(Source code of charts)
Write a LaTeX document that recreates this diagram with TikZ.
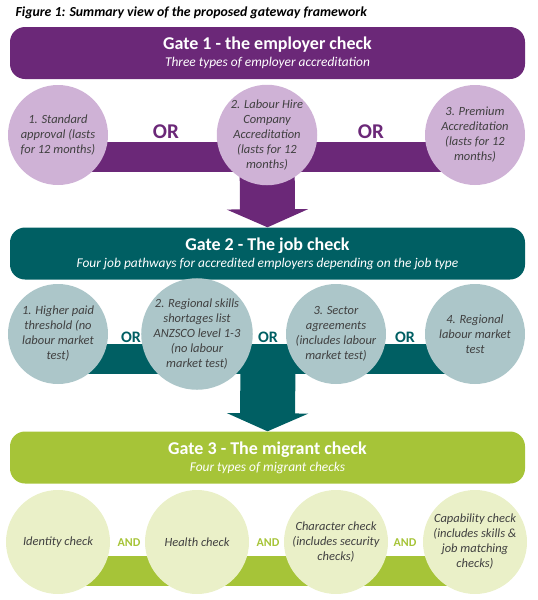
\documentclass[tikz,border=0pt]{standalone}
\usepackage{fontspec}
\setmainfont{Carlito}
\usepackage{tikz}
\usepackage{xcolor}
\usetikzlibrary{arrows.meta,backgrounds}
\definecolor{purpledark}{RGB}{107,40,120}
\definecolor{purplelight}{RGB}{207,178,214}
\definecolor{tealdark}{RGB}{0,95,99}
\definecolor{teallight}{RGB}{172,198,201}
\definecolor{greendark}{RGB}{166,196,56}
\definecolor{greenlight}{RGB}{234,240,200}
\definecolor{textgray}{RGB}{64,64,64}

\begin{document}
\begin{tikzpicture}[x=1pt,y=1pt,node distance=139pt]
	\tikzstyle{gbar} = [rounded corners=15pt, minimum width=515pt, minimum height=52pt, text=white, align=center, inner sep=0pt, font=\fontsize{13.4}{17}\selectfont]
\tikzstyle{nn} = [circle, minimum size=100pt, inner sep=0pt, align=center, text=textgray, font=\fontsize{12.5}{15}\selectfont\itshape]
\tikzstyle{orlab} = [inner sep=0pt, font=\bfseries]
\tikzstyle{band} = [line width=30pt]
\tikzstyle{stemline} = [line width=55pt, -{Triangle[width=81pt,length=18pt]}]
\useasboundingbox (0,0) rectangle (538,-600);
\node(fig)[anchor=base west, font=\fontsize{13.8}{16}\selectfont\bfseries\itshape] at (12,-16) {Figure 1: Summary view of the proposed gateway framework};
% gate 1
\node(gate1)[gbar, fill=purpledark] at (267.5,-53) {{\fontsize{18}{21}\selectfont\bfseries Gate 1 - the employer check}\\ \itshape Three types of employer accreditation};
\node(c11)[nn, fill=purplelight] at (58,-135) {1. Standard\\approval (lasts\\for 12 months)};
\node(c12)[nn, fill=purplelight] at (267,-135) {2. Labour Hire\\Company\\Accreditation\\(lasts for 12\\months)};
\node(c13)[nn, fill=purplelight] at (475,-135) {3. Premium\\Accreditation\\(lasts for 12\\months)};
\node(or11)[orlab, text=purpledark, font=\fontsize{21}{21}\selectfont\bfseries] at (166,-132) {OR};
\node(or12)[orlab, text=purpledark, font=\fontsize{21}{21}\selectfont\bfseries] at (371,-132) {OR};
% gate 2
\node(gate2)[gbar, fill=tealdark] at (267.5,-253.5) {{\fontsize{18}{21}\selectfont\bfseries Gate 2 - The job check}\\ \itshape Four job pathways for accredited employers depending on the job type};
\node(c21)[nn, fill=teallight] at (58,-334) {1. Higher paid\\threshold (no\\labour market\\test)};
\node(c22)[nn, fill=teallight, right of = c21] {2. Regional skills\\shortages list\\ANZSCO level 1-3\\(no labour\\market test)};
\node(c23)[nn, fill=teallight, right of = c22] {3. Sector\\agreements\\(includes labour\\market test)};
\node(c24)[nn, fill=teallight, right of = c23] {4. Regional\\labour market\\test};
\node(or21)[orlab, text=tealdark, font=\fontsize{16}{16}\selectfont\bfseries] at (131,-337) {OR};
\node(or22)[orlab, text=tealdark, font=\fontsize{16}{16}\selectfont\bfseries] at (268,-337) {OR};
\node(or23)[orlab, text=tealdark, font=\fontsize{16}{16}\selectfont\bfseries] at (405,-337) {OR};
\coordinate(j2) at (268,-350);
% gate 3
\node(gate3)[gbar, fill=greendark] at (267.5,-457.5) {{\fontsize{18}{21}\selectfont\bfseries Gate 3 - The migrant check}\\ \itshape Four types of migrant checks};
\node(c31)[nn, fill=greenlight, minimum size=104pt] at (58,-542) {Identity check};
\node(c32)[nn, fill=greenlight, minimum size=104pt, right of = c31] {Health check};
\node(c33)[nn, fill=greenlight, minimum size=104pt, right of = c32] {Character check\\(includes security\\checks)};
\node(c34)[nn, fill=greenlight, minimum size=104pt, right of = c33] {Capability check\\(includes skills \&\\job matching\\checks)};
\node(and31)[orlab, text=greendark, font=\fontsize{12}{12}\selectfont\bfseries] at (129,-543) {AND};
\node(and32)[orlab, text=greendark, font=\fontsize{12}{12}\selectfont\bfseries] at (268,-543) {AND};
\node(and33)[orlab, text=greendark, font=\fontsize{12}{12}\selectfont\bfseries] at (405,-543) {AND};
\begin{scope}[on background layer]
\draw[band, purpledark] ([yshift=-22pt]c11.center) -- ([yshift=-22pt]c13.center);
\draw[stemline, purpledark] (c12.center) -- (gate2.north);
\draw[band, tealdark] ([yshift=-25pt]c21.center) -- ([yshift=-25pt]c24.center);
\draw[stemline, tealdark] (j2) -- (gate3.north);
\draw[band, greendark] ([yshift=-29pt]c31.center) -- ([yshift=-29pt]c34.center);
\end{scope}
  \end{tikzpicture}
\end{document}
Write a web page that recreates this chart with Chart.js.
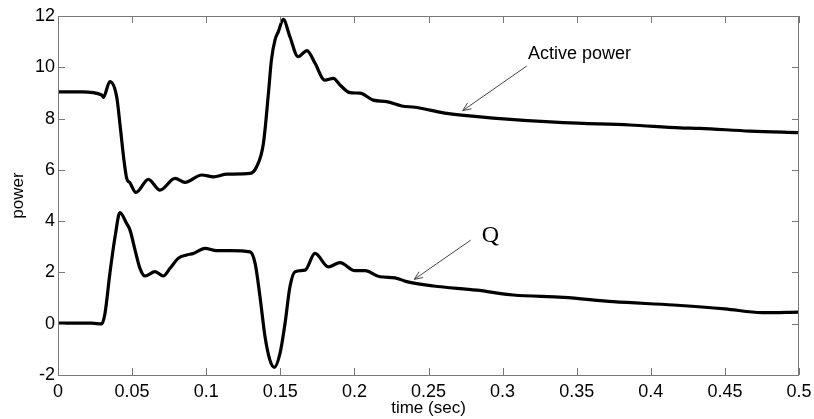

# DIRECTION
Generate a word-for-word copy of the preceding records, excluding all pictures.

# RESULT FOR THIS EXERCISE
Write a LaTeX document that recreates this diagram with TikZ.
\documentclass[tikz,border=0pt]{standalone}
\usepackage{fontspec}
\setmainfont{Carlito}
\usepackage{tikz}
\usepackage{xcolor}
\usetikzlibrary{arrows.meta,backgrounds}
\definecolor{purpledark}{RGB}{107,40,120}
\definecolor{purplelight}{RGB}{207,178,214}
\definecolor{tealdark}{RGB}{0,95,99}
\definecolor{teallight}{RGB}{172,198,201}
\definecolor{greendark}{RGB}{166,196,56}
\definecolor{greenlight}{RGB}{234,240,200}
\definecolor{textgray}{RGB}{64,64,64}

\begin{document}
\begin{tikzpicture}[x=1pt,y=1pt,node distance=139pt]
	\tikzstyle{gbar} = [rounded corners=15pt, minimum width=515pt, minimum height=52pt, text=white, align=center, inner sep=0pt, font=\fontsize{13.4}{17}\selectfont]
\tikzstyle{nn} = [circle, minimum size=100pt, inner sep=0pt, align=center, text=textgray, font=\fontsize{12.5}{15}\selectfont\itshape]
\tikzstyle{orlab} = [inner sep=0pt, font=\bfseries]
\tikzstyle{band} = [line width=30pt]
\tikzstyle{stemline} = [line width=55pt, -{Triangle[width=81pt,length=18pt]}]
\useasboundingbox (0,0) rectangle (538,-600);
\node(fig)[anchor=base west, font=\fontsize{13.8}{16}\selectfont\bfseries\itshape] at (12,-16) {Figure 1: Summary view of the proposed gateway framework};
% gate 1
\node(gate1)[gbar, fill=purpledark] at (267.5,-53) {{\fontsize{18}{21}\selectfont\bfseries Gate 1 - the employer check}\\ \itshape Three types of employer accreditation};
\node(c11)[nn, fill=purplelight] at (58,-135) {1. Standard\\approval (lasts\\for 12 months)};
\node(c12)[nn, fill=purplelight] at (267,-135) {2. Labour Hire\\Company\\Accreditation\\(lasts for 12\\months)};
\node(c13)[nn, fill=purplelight] at (475,-135) {3. Premium\\Accreditation\\(lasts for 12\\months)};
\node(or11)[orlab, text=purpledark, font=\fontsize{21}{21}\selectfont\bfseries] at (166,-132) {OR};
\node(or12)[orlab, text=purpledark, font=\fontsize{21}{21}\selectfont\bfseries] at (371,-132) {OR};
% gate 2
\node(gate2)[gbar, fill=tealdark] at (267.5,-253.5) {{\fontsize{18}{21}\selectfont\bfseries Gate 2 - The job check}\\ \itshape Four job pathways for accredited employers depending on the job type};
\node(c21)[nn, fill=teallight] at (58,-334) {1. Higher paid\\threshold (no\\labour market\\test)};
\node(c22)[nn, fill=teallight, right of = c21] {2. Regional skills\\shortages list\\ANZSCO level 1-3\\(no labour\\market test)};
\node(c23)[nn, fill=teallight, right of = c22] {3. Sector\\agreements\\(includes labour\\market test)};
\node(c24)[nn, fill=teallight, right of = c23] {4. Regional\\labour market\\test};
\node(or21)[orlab, text=tealdark, font=\fontsize{16}{16}\selectfont\bfseries] at (131,-337) {OR};
\node(or22)[orlab, text=tealdark, font=\fontsize{16}{16}\selectfont\bfseries] at (268,-337) {OR};
\node(or23)[orlab, text=tealdark, font=\fontsize{16}{16}\selectfont\bfseries] at (405,-337) {OR};
\coordinate(j2) at (268,-350);
% gate 3
\node(gate3)[gbar, fill=greendark] at (267.5,-457.5) {{\fontsize{18}{21}\selectfont\bfseries Gate 3 - The migrant check}\\ \itshape Four types of migrant checks};
\node(c31)[nn, fill=greenlight, minimum size=104pt] at (58,-542) {Identity check};
\node(c32)[nn, fill=greenlight, minimum size=104pt, right of = c31] {Health check};
\node(c33)[nn, fill=greenlight, minimum size=104pt, right of = c32] {Character check\\(includes security\\checks)};
\node(c34)[nn, fill=greenlight, minimum size=104pt, right of = c33] {Capability check\\(includes skills \&\\job matching\\checks)};
\node(and31)[orlab, text=greendark, font=\fontsize{12}{12}\selectfont\bfseries] at (129,-543) {AND};
\node(and32)[orlab, text=greendark, font=\fontsize{12}{12}\selectfont\bfseries] at (268,-543) {AND};
\node(and33)[orlab, text=greendark, font=\fontsize{12}{12}\selectfont\bfseries] at (405,-543) {AND};
\begin{scope}[on background layer]
\draw[band, purpledark] ([yshift=-22pt]c11.center) -- ([yshift=-22pt]c13.center);
\draw[stemline, purpledark] (c12.center) -- (gate2.north);
\draw[band, tealdark] ([yshift=-25pt]c21.center) -- ([yshift=-25pt]c24.center);
\draw[stemline, tealdark] (j2) -- (gate3.north);
\draw[band, greendark] ([yshift=-29pt]c31.center) -- ([yshift=-29pt]c34.center);
\end{scope}
  \end{tikzpicture}
\end{document}
Write a web page that recreates this chart with Chart.js.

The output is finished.